• **Entries taken from a collection**
## start
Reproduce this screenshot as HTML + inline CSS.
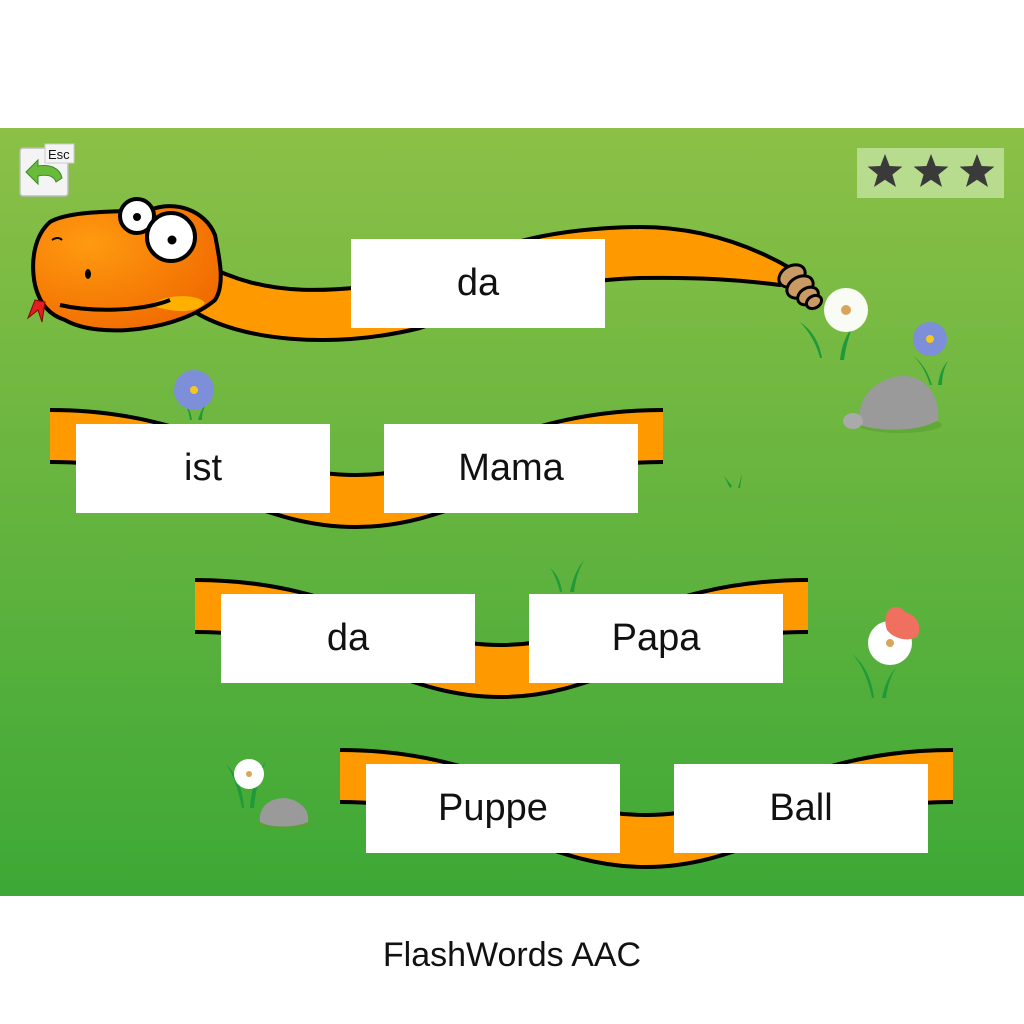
<!DOCTYPE html>
<html><head><meta charset="utf-8"><style>
html,body{margin:0;padding:0;width:1024px;height:1024px;background:#fff;overflow:hidden;font-family:"Liberation Sans",sans-serif}
.card{position:absolute;width:254px;height:89px;background:#fff;display:flex;align-items:center;justify-content:center;font-size:38px;color:#111}
</style></head><body>
<svg width="1024" height="1024" style="position:absolute;left:0;top:0">
<defs>
<linearGradient id="bg" x1="0" y1="0" x2="0" y2="1"><stop offset="0" stop-color="#8cc047"/><stop offset="1" stop-color="#3da836"/></linearGradient>
<radialGradient id="head" cx="0.3" cy="0.3" r="0.8"><stop offset="0" stop-color="#ff9a10"/><stop offset="1" stop-color="#f06a00"/></radialGradient>
<g id="rib">
<path d="M0,0 C150,0 200,65 306,65 C410,65 460,0 613,0 L613,52 C460,52 410,117 306,117 C200,117 150,52 0,52 Z" fill="#ff9900"/>
<path d="M0,0 C150,0 200,65 306,65 C410,65 460,0 613,0 M0,52 C150,52 200,117 306,117 C410,117 460,52 613,52" fill="none" stroke="#000" stroke-width="4"/>
</g>
</defs>
<rect x="0" y="128" width="1024" height="768" fill="url(#bg)"/>
<rect x="20" y="148" width="48" height="48" rx="3" fill="#f4f4f4" stroke="#bbb" stroke-width="1.5"/>
<path d="M26,172 L38,160 L38,166 C50,164 60,168 62,178 L56,182 C54,176 48,174 38,176 L38,184 Z" fill="#6bbb3a" stroke="#3a8a2a" stroke-width="1"/>
<rect x="45" y="144" width="29" height="19" fill="#f4f4f4" stroke="#ccc"/>
<text x="48" y="159" font-size="13" font-family="Liberation Sans" fill="#111">Esc</text>
<rect x="857" y="148" width="147" height="50" fill="#b8dc8e"/>
<g fill="#3a3a3a">
<path id="st" d="M885,154 l4.6,12 12.8,0.6 -10,8 3.6,12.4 -11,-7.2 -11,7.2 3.6,-12.4 -10,-8 12.8,-0.6z"/>
<use href="#st" x="46"/><use href="#st" x="92"/>
</g>
<path d="M200,262 C270,300 330,292 420,280 C500,240 560,228 640,227 C700,227 750,245 790,268 L780,285 C740,280 700,277 640,278 C560,280 500,300 420,328 C330,350 240,340 195,312 Z" fill="#ff9900" stroke="#000" stroke-width="4" stroke-linejoin="round"/>
<g fill="#c99a63" stroke="#000" stroke-width="3">
<ellipse cx="792" cy="276" rx="14" ry="10" transform="rotate(-30 792 276)"/>
<ellipse cx="800" cy="287" rx="14" ry="10" transform="rotate(-30 800 287)"/>
<ellipse cx="808" cy="296" rx="11" ry="8" transform="rotate(-30 808 296)"/>
<ellipse cx="814" cy="302" rx="8" ry="6" transform="rotate(-30 814 302)"/>
</g>
<path d="M65,320 C100,340 180,330 215,300 C225,285 220,260 215,235 C205,210 175,200 150,210 C120,212 70,210 50,222 C35,235 30,260 35,285 C40,305 50,315 65,320 Z" fill="url(#head)" stroke="#000" stroke-width="4"/>
<path d="M150,305 C170,292 200,295 205,303 C195,315 170,312 150,305Z" fill="#ffb000"/>
<path d="M60,305 C90,312 140,312 170,300" fill="none" stroke="#000" stroke-width="4"/>
<path d="M35,300 L28,318 L38,310 L42,322 L45,302Z" fill="#e02020" stroke="#800" stroke-width="1"/>
<circle cx="137" cy="216" r="17" fill="#fff" stroke="#000" stroke-width="4"/>
<circle cx="137" cy="217" r="4" fill="#000"/>
<circle cx="171" cy="237" r="24" fill="#fff" stroke="#000" stroke-width="4"/>
<circle cx="172" cy="240" r="4.5" fill="#000"/>
<ellipse cx="88" cy="274" rx="3" ry="5" fill="#000"/>
<path d="M52,240 q6,-4 10,0" fill="none" stroke="#000" stroke-width="2"/>
<use href="#rib" x="50" y="410"/>
<use href="#rib" x="195" y="580"/>
<use href="#rib" x="340" y="750"/>
<g fill="#1e9a3a">
<path d="M820,358 q-5,-20 -20,-36 q18,12 22,36z"/><path d="M840,360 q2,-20 12,-32 q-6,16 -8,32z"/>
<path d="M242,808 q-6,-30 -16,-44 q16,16 18,44z"/><path d="M250,808 q2,-30 16,-46 q-10,20 -12,46z"/>
<path d="M872,698 q-6,-30 -20,-44 q18,14 22,44z"/><path d="M882,698 q4,-20 14,-30 q-8,12 -10,30z"/>
<path d="M560,592 q-4,-16 -10,-24 q10,8 12,24z"/><path d="M570,592 q4,-20 14,-32 q-8,14 -10,32z"/>
<path d="M930,385 q-6,-20 -18,-30 q14,10 20,30z"/><path d="M938,385 q2,-16 10,-24 q-6,10 -6,24z"/>
<path d="M190,420 q-2,-14 -8,-20 q8,6 10,20z"/><path d="M198,420 q4,-14 12,-22 q-8,10 -8,22z"/>
<path d="M730,488 l-6,-12 8,10z M738,488 l4,-14 -2,14z"/>
</g>
<g>
<circle cx="846" cy="310" r="22" fill="#fff" opacity="0.95"/><circle cx="846" cy="310" r="5" fill="#d9a55a"/>
<circle cx="930" cy="339" r="17" fill="#7d8fd8"/><circle cx="930" cy="339" r="4" fill="#f3c623"/>
<circle cx="194" cy="390" r="20" fill="#7d8fd8"/><circle cx="194" cy="390" r="4" fill="#f3c623"/>
<circle cx="249" cy="774" r="15" fill="#fff"/><circle cx="249" cy="774" r="3" fill="#d9a55a"/>
<circle cx="890" cy="643" r="22" fill="#fff"/><circle cx="890" cy="643" r="4" fill="#d9a55a"/>
<path d="M887,630 C880,610 896,600 905,612 C915,615 922,622 918,636 C910,642 895,640 887,630Z" fill="#f07060"/>
</g>
<ellipse cx="900" cy="425" rx="42" ry="8" fill="#5aa030" opacity="0.6"/>
<path d="M860,425 C855,395 880,376 905,376 C930,378 940,400 938,420 C920,432 880,432 860,425Z" fill="#9a9a9a"/>
<ellipse cx="853" cy="421" rx="10" ry="8" fill="#aaa"/>
<ellipse cx="285" cy="824" rx="27" ry="5" fill="#5aa030" opacity="0.6"/>
<path d="M260,822 C258,805 272,798 285,798 C300,800 310,810 308,822 C295,828 270,828 260,822Z" fill="#9a9a9a"/>
<text x="512" y="966" text-anchor="middle" font-size="34" fill="#111" font-family="Liberation Sans">FlashWords AAC</text>
</svg>
<div class="card" style="left:351px;top:239px">da</div>
<div class="card" style="left:76px;top:424px">ist</div>
<div class="card" style="left:384px;top:424px">Mama</div>
<div class="card" style="left:221px;top:594px">da</div>
<div class="card" style="left:529px;top:594px">Papa</div>
<div class="card" style="left:366px;top:764px">Puppe</div>
<div class="card" style="left:674px;top:764px">Ball</div>
</body></html>
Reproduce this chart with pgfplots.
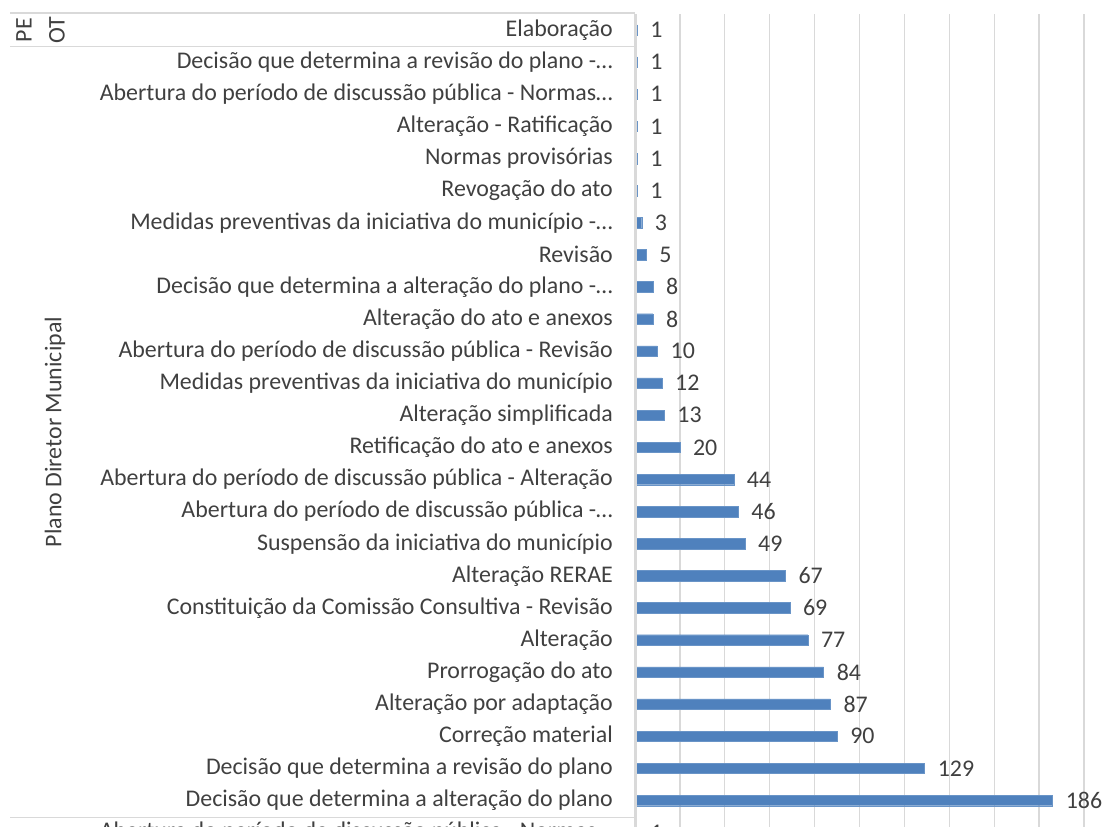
\documentclass[border=0pt]{standalone}
\usepackage{pgfplots}
\pgfplotsset{compat=1.18}
\usepackage{pgfplotstable}
\usepackage{fontspec}
\setmainfont{Carlito}
\definecolor{barblue}{HTML}{4F81BD}
\definecolor{gridgray}{HTML}{D9D9D9}
\definecolor{txt}{HTML}{404040}
\pgfplotstableread{
i v
0 1
1 1
2 1
3 1
4 1
5 1
6 3
7 5
8 8
9 8
10 10
11 12
12 13
13 20
14 44
15 46
16 49
17 67
18 69
19 77
20 84
21 87
22 90
23 129
24 186
25 1
}\datatable
\newcommand{\lf}{\fontsize{24}{24}\selectfont}
\begin{document}
\begin{tikzpicture}[x=1bp,y=1bp]
\path[use as bounding box] (0,0) rectangle (1107,-827);
\clip (0,0) rectangle (1107,-827);
\begin{axis}[
  at={(635bp,-14bp)}, anchor=north west,
  scale only axis, width=449bp, height=834.6bp,
  xmin=0, xmax=200, ymin=-0.5, ymax=25.5, y dir=reverse,
  xbar, bar width=10.5bp, bar shift=0pt,
  xtick={20,40,...,200}, xticklabels={}, xmajorgrids,
  grid style={gridgray, line width=1.3bp},
  ytick={0,...,25},
  yticklabels={Elaboração,
    Decisão que determina a revisão do plano -…,
    Abertura do período de discussão pública - Normas…,
    Alteração - Ratificação,
    Normas provisórias,
    Revogação do ato,
    Medidas preventivas da iniciativa do município -…,
    Revisão,
    Decisão que determina a alteração do plano -…,
    Alteração do ato e anexos,
    Abertura do período de discussão pública - Revisão,
    Medidas preventivas da iniciativa do município,
    Alteração simplificada,
    Retificação do ato e anexos,
    Abertura do período de discussão pública - Alteração,
    Abertura do período de discussão pública -…,
    Suspensão da iniciativa do município,
    Alteração RERAE,
    Constituição da Comissão Consultiva - Revisão,
    Alteração,
    Prorrogação do ato,
    Alteração por adaptação,
    Correção material,
    Decisão que determina a revisão do plano,
    Decisão que determina a alteração do plano,
    Abertura do período de discussão pública - Normas…},
  major tick length=0pt,
  axis line style={draw=none},
  /pgf/number format/assume math mode=true,
  yticklabel style={font=\lf, text=txt, inner sep=0pt, xshift=-22bp, anchor=east},
  nodes near coords,
  nodes near coords style={font=\lf, text=txt, anchor=west, inner sep=0pt, xshift=13bp},
  point meta=x,
  clip=false,
]
\addplot[fill=barblue, draw=barblue!85!white] table[x=v,y=i] {\datatable};
\draw[gridgray, line width=3bp] (axis cs:0,-0.5) -- (axis cs:0,26);
\end{axis}
\draw[gridgray, line width=1.5bp] (10,-13) -- (635,-13);
\draw[gridgray, line width=1.5bp] (10,-46.5) -- (635,-46.5);
\draw[gridgray, line width=1.5bp] (10,-817.5) -- (635,-817.5);
\node[rotate=90, font=\lf, text=txt, inner sep=0pt] at (24,-30) {PE};
\node[rotate=90, font=\lf, text=txt, inner sep=0pt] at (57,-30) {OT};
\node[rotate=90, font=\lf, text=txt, inner sep=0pt] at (55,-432) {Plano Diretor Municipal};
\end{tikzpicture}
\end{document}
## end
• **INSTRUCTIONS FOR THE TASK**
Copy every line above in which the string "this" shows up.

• **REPLY**
Reproduce this screenshot as HTML + inline CSS.
Reproduce this chart with pgfplots.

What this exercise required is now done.